Background: Administration of antenatal glucocorticoids remains common practice for treating preterm delivery. Antenatal glucocorticoid exposure increased the risk of developing vascular diseases in later life, but the precise mechanisms remain unclear. This study aimed to explore the effects and mechanisms of antenatal exposure to clinically relevant doses of dexamethasone (synthetic glucocorticoids) on vascular functions in adult male offspring.
Methods: Pregnant Sprague-Dawley rats received dexamethasone or vehicle during the last week of pregnancy. Male offspring were killed at gestational day 21 (Fetus) or postnatal day 120 (adult offspring). Mesenteric arteries were collected for vascular function, electrophysiology, target gene expression, and promotor methylation studies.

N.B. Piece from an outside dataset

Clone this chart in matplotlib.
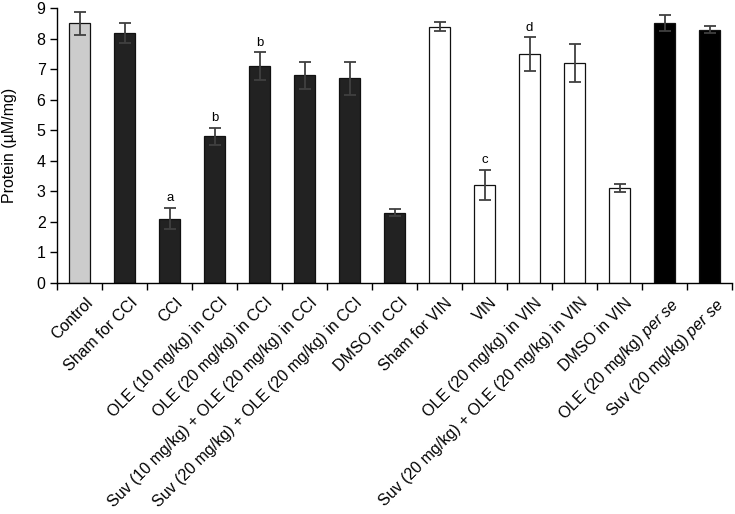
import matplotlib
matplotlib.use("Agg")
import matplotlib.pyplot as plt
import matplotlib.transforms as mtransforms
import numpy as np

plt.rcParams['font.family'] = ['Liberation Sans', 'DejaVu Sans']
plt.rcParams['mathtext.fontset'] = 'custom'
plt.rcParams['mathtext.rm'] = 'Liberation Sans'
plt.rcParams['mathtext.it'] = 'Liberation Sans:italic'

categories = [
    "Control", "Sham for CCI", "CCI", "OLE (10 mg/kg) in CCI", "OLE (20 mg/kg) in CCI",
    "Suv (10 mg/kg) + OLE (20 mg/kg) in CCI", "Suv (20 mg/kg) + OLE (20 mg/kg) in CCI",
    "DMSO in CCI", "Sham for VIN", "VIN", "OLE (20 mg/kg) in VIN",
    "Suv (20 mg/kg) + OLE (20 mg/kg) in VIN", "DMSO in VIN",
    r"OLE (20 mg/kg) $\mathit{per\ se}$", r"Suv (20 mg/kg) $\mathit{per\ se}$",
]
values = [8.5, 8.2, 2.1, 4.8, 7.1, 6.8, 6.7, 2.3, 8.4, 3.2, 7.5, 7.2, 3.1, 8.52, 8.3]
errors = [0.38, 0.33, 0.35, 0.28, 0.45, 0.44, 0.53, 0.11, 0.16, 0.5, 0.55, 0.62, 0.14, 0.26, 0.11]
letters = ["", "", "a", "b", "b", "", "", "", "", "c", "d", "", "", "", ""]
groups = ["control", "ccI", "ccI", "ccI", "ccI", "ccI", "ccI", "ccI",
          "vin", "vin", "vin", "vin", "vin", "perse", "perse"]
group_colors = {"control": "#cccccc", "ccI": "#222222", "vin": "#ffffff", "perse": "#000000"}

fig = plt.figure(figsize=(7.35, 5.14), dpi=100)
ax = fig.add_axes([0.078, 0.45, 0.918, 0.534])

x = np.arange(len(categories))
colors = [group_colors[g] for g in groups]
ax.bar(x, values, width=0.46, color=colors, edgecolor="#111111", linewidth=0.9, zorder=2)
ax.errorbar(x, values, yerr=errors, fmt='none', ecolor="#404040", elinewidth=1.3,
            capsize=4, capthick=1.3, zorder=3)
for xi, v, e, t in zip(x, values, errors, letters):
    if t:
        ax.text(xi, v + e + 0.12, t, ha='center', va='bottom', fontsize=9.5)

ax.set_xlim(-0.5, len(categories) - 0.5)
ax.set_ylim(0, 9)
ax.set_yticks(range(0, 10))
ax.tick_params(axis='y', labelsize=11.5, length=5, width=1, direction='out')
ax.set_xticks(x)
ax.set_xticklabels(categories, rotation=45, ha='right', rotation_mode='anchor', fontsize=11.5)
ax.tick_params(axis='x', which='major', length=0, pad=9)
ax.set_xticks(np.arange(-0.5, len(categories)), minor=True)
ax.tick_params(axis='x', which='minor', length=5, width=1, direction='out')
offset = mtransforms.ScaledTranslation(0.05, 0, fig.dpi_scale_trans)
for lbl in ax.get_xticklabels():
    lbl.set_transform(lbl.get_transform() + offset)
for s in ['top', 'right']:
    ax.spines[s].set_visible(False)
for s in ['left', 'bottom']:
    ax.spines[s].set_linewidth(1)
ax.set_ylabel(u"Protein (\u00b5M/mg)", fontsize=11.5)
ax.yaxis.set_label_coords(-0.06, 0.5)

fig.savefig("out.png", dpi=100)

Results: Antenatal dexamethasone exposure increased phenylephrine-mediated vascular contractility in offspring, which was resulted by the activated inositol 1,4,5-trisphosphate (IP3) receptor and L-type Ca2+ channels. Specifically, increases of IP3R1 (IP3 receptor 1) and Cav1.2 (L-type Ca2+ channels subunit alpha1 C) were responsible for an activated IP3-Ca2+ pathway in the vasculature, and eventually predisposed the antenatal dexamethasone offspring to vascular hypercontractility. In addition, IP3R1 and Cav1.2 was upregulated through transcriptional mechanism; the overall changes in promotor histone modifications were consistent with the corresponding changes in transcriptional levels of the 2 genes, suggesting that antenatal dexamethasone exposure activated the transcription of IP3R1 and Cav1.2 via altering promotor histone modifications.
Conclusions: Taken together, this study demonstrated that antenatal dexamethasone exposure resulted in vascular adverse outcomes in male offspring that is linked to the increases of IP3R1 and Cav1.2 mediated by epigenetic modifications in the vasculature.
Keywords: electrophysiology; gene expression; glucocorticoids; inositol; phenylephrine.